Even if leave is given, and the debate proceeds, it does not lead easily or directly to a change of position. Debate is limited to three hours, and is based on a motion in "neutral terms". The usual form of motion is: "That this House has considered [the matter of]..". Standing Order 24B provides that a motion in neutral terms is incapable of amendment. Consequently, it is not open to backbench MPs to augment the motion by adding words requiring the government to take, or refrain from, any particular steps.
Erskine May notes that "debate can be concluded by a division to indicate dissent from government policy". However, an indication of dissent from government policy would not override existing legislation. Indeed, it would be entirely open to the government to say that its policy is merely to carry through the firmly-expressed legislative will of Parliament. For that purpose it would not be necessary to rely solely on the referendum result. The full suite of Brexit-related laws, including the European Union (Withdrawal) Acts of 2017 and 2018, the Taxation (Cross Border Trade) Act 2018 and a substantial body of secondary legislation, assume and provide for exit on 31 October 2019 with or without a deal.
A vote of no confidence?
The procedural hurdles and limited effect of a motion under SO24 might indicate that a vote of no confidence in the government would provide a surer route to averting a no deal Brexit. However, that approach would also face formidable obstacles – including the possibility that enough current or former Labour MPs might decline to vote with the opposition.
A motion of no confidence can be tabled only while Parliament is in session. Consequently, it must wait until at least early September. Under Fixed Term Parliaments Act 2011, the immediate consequence of a vote of no confidence is a 14 day period during which efforts can be made to form a new government capable of commanding a majority in the House of Commons. If no government is in place by the end of that period then a general election would be triggered. That would necessarily involve both dissolution of the current Parliament and imposition of the usual "purdah" rules on civil service activities.
A general election triggered in those circumstances would necessarily take place close to, or shortly after, the 31 October "exit day". Guidance issued to civil servants in relation to the 2017 general election set out the general principle:
During the election period, the Government retains its responsibility to govern, and Ministers remain in charge of their departments. Essential business must be carried on. However, it is customary for Ministers to observe discretion in initiating any new action of a continuing or long term character. Decisions on matters of policy on which a new government might be expected to want the opportunity to take a different view from the present government should be postponed until after the election, provided that such postponement would not be detrimental to the national interest or wasteful of public money.

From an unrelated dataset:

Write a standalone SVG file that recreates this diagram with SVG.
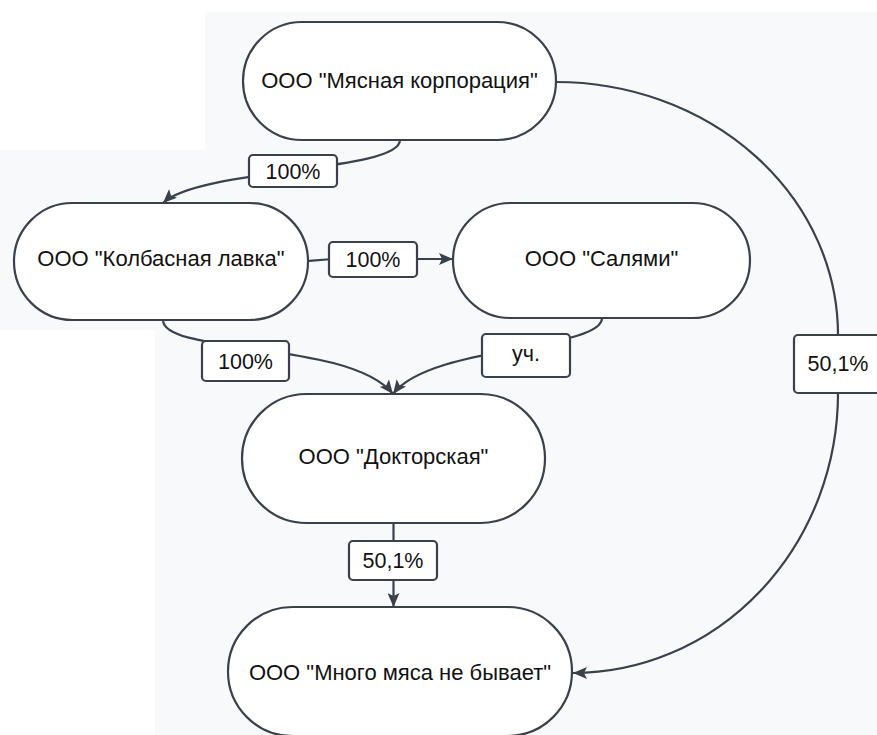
<svg xmlns="http://www.w3.org/2000/svg" width="877" height="735" viewBox="0 0 877 735">
<defs>
<style>
.node rect{fill:#ffffff;stroke:#3a414a;stroke-width:2.2}
.node text{font-family:"Liberation Sans",Arial,sans-serif;font-size:22px;fill:#111;text-anchor:middle}
.lbl rect{fill:#ffffff;stroke:#3a414a;stroke-width:2.2}
.lbl text{font-family:"Liberation Sans",Arial,sans-serif;font-size:21.5px;fill:#111;text-anchor:middle}
.edge{fill:none;stroke:#3a414a;stroke-width:2.2}
</style>
<marker id="arr" viewBox="0 0 14 12" refX="14" refY="6" markerWidth="14" markerHeight="12" markerUnits="userSpaceOnUse" orient="auto">
<path d="M0,0 L14,6 L0,12 L3,6 Z" fill="#3a414a"/>
</marker>
</defs>
<rect x="0" y="0" width="877" height="735" fill="#ffffff"/>
<rect x="205" y="12" width="672" height="723" fill="#f8f9fb"/>
<rect x="0" y="150" width="877" height="180" fill="#f8f9fb"/>
<rect x="155" y="330" width="722" height="405" fill="#f8f9fb"/>

<g id="connectors">
<path class="edge" d="M400,140 C400,172 200,168 163,203" marker-end="url(#arr)"/>
<path class="edge" d="M308,261 C318,260 325,259 340,259 L453,259" marker-end="url(#arr)"/>
<path class="edge" d="M163,320 C163,355 350,340 393,394" marker-end="url(#arr)"/>
<path class="edge" d="M602,318 C602,350 430,345 393,394" marker-end="url(#arr)"/>
<path class="edge" d="M556,82 A282,253 0 0 1 838,335 L838,393 A265,280 0 0 1 573,673" marker-end="url(#arr)"/>
<path class="edge" d="M393.5,523 L393.5,607" marker-end="url(#arr)"/>
</g>

<g id="labels">
<g class="lbl" id="label-100-a"><rect x="249" y="155" width="88" height="32" rx="4"/><text x="293" y="178.5">100%</text></g>
<g class="lbl" id="label-100-b"><rect x="329" y="242" width="88" height="35" rx="4"/><text x="373" y="266.5">100%</text></g>
<g class="lbl" id="label-100-c"><rect x="202" y="341" width="87" height="40" rx="4"/><text x="245.5" y="368.5">100%</text></g>
<g class="lbl" id="label-uch"><rect x="482" y="334" width="88" height="43" rx="4"/><text x="526" y="361">уч.</text></g>
<g class="lbl" id="label-501-a"><rect x="794" y="335" width="88" height="58" rx="4"/><text x="838" y="371">50,1%</text></g>
<g class="lbl" id="label-501-b"><rect x="349" y="541" width="88" height="39" rx="4"/><text x="393" y="568">50,1%</text></g>
</g>

<g id="node-myasnaya" class="node"><rect x="243" y="22" width="313" height="118" rx="59"/><text x="399.5" y="88">ООО "Мясная корпорация"</text></g>
<g id="node-kolbasnaya" class="node"><rect x="14" y="203" width="294" height="117" rx="58.5"/><text x="161" y="266">ООО "Колбасная лавка"</text></g>
<g id="node-salyami" class="node"><rect x="453" y="203" width="297" height="115" rx="57.5"/><text x="601.5" y="266">ООО "Салями"</text></g>
<g id="node-doktorskaya" class="node"><rect x="242" y="394" width="303" height="129" rx="64.5"/><text x="393.5" y="464">ООО "Докторская"</text></g>
<g id="node-mnogo" class="node"><rect x="228" y="607" width="344" height="129" rx="64.5"/><text x="400" y="680">ООО "Много мяса не бывает"</text></g>
</svg>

Applying those principles to a 2019 general election, discharge of the government's "responsibility to govern" and Ministerial control of departments would have to be based on the current state of the law. Equally, questions concerning national interest or the appropriate use of public money would also have to be assessed in the light of current legislative provisions, with 31 October 2019 as "exit day".
It would take a seismic shift in the current political and administrative position to prevent, or even delay, a 31 October Brexit. Even if such a shift were to occur, the Parliamentary time available to amend or replace the relevant legislation is extremely limited, meaning that a fundamental shift could only come at a very late stage. In the meantime, business can only work with the available facts, and prepare for "no deal" as a foreseeable outcome.